* **COLLECTED MATERIAL**:
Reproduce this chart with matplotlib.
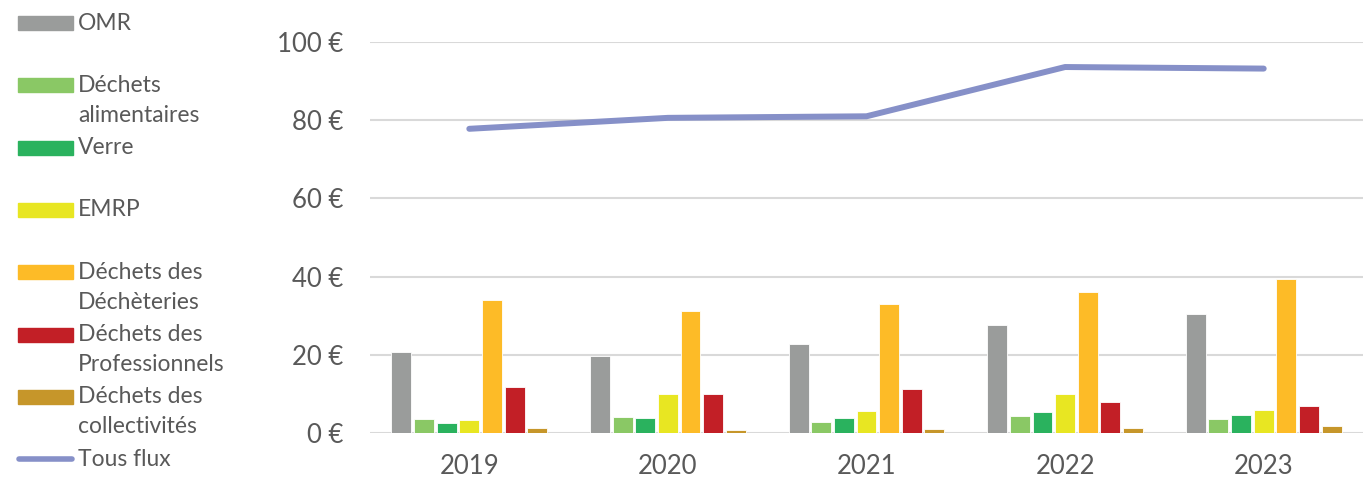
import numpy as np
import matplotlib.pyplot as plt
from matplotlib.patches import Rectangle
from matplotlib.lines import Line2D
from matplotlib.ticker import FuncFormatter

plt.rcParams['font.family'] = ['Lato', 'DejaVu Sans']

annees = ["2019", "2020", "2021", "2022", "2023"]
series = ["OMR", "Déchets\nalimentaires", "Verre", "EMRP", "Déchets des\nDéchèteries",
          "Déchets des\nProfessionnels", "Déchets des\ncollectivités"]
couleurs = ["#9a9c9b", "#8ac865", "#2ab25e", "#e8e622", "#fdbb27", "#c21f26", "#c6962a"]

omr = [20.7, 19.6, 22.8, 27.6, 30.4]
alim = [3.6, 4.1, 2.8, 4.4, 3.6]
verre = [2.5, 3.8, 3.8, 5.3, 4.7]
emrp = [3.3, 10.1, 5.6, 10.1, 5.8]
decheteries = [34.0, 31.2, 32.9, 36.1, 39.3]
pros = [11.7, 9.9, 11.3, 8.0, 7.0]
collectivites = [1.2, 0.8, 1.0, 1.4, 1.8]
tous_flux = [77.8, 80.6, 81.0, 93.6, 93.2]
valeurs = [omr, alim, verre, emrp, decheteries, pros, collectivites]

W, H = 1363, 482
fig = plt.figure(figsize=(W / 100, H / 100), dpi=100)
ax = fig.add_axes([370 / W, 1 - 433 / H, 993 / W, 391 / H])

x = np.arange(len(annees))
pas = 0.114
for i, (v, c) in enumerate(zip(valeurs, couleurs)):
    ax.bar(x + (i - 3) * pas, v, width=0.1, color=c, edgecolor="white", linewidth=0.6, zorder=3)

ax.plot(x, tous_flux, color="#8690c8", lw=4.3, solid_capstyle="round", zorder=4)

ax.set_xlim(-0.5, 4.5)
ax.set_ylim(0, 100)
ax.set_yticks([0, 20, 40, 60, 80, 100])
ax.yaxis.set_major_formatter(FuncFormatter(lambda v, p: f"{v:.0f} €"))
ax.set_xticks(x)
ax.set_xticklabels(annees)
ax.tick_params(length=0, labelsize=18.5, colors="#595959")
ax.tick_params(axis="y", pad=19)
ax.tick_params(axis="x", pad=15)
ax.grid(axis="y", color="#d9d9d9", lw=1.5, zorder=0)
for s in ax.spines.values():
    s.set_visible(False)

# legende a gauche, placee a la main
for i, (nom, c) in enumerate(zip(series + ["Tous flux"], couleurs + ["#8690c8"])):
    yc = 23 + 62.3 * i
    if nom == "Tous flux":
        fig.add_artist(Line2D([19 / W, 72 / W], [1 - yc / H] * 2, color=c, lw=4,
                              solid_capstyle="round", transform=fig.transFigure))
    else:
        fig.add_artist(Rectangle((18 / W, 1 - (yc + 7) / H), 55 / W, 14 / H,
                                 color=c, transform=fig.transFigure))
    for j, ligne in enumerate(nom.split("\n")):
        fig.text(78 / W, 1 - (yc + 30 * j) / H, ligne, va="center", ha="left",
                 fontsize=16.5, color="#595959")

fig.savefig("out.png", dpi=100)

* **SHORT PROBLEM**: Repeat the lines above, starting at the first and stopping after the line that holds "ax = fig.add_axes([370", with the pictures left out.

* **SOLVED PROBLEM**:
Reproduce this chart with matplotlib.
import numpy as np
import matplotlib.pyplot as plt
from matplotlib.patches import Rectangle
from matplotlib.lines import Line2D
from matplotlib.ticker import FuncFormatter

plt.rcParams['font.family'] = ['Lato', 'DejaVu Sans']

annees = ["2019", "2020", "2021", "2022", "2023"]
series = ["OMR", "Déchets\nalimentaires", "Verre", "EMRP", "Déchets des\nDéchèteries",
          "Déchets des\nProfessionnels", "Déchets des\ncollectivités"]
couleurs = ["#9a9c9b", "#8ac865", "#2ab25e", "#e8e622", "#fdbb27", "#c21f26", "#c6962a"]

omr = [20.7, 19.6, 22.8, 27.6, 30.4]
alim = [3.6, 4.1, 2.8, 4.4, 3.6]
verre = [2.5, 3.8, 3.8, 5.3, 4.7]
emrp = [3.3, 10.1, 5.6, 10.1, 5.8]
decheteries = [34.0, 31.2, 32.9, 36.1, 39.3]
pros = [11.7, 9.9, 11.3, 8.0, 7.0]
collectivites = [1.2, 0.8, 1.0, 1.4, 1.8]
tous_flux = [77.8, 80.6, 81.0, 93.6, 93.2]
valeurs = [omr, alim, verre, emrp, decheteries, pros, collectivites]

W, H = 1363, 482
fig = plt.figure(figsize=(W / 100, H / 100), dpi=100)
ax = fig.add_axes([370 / W, 1 - 433 / H, 993 / W, 391 / H])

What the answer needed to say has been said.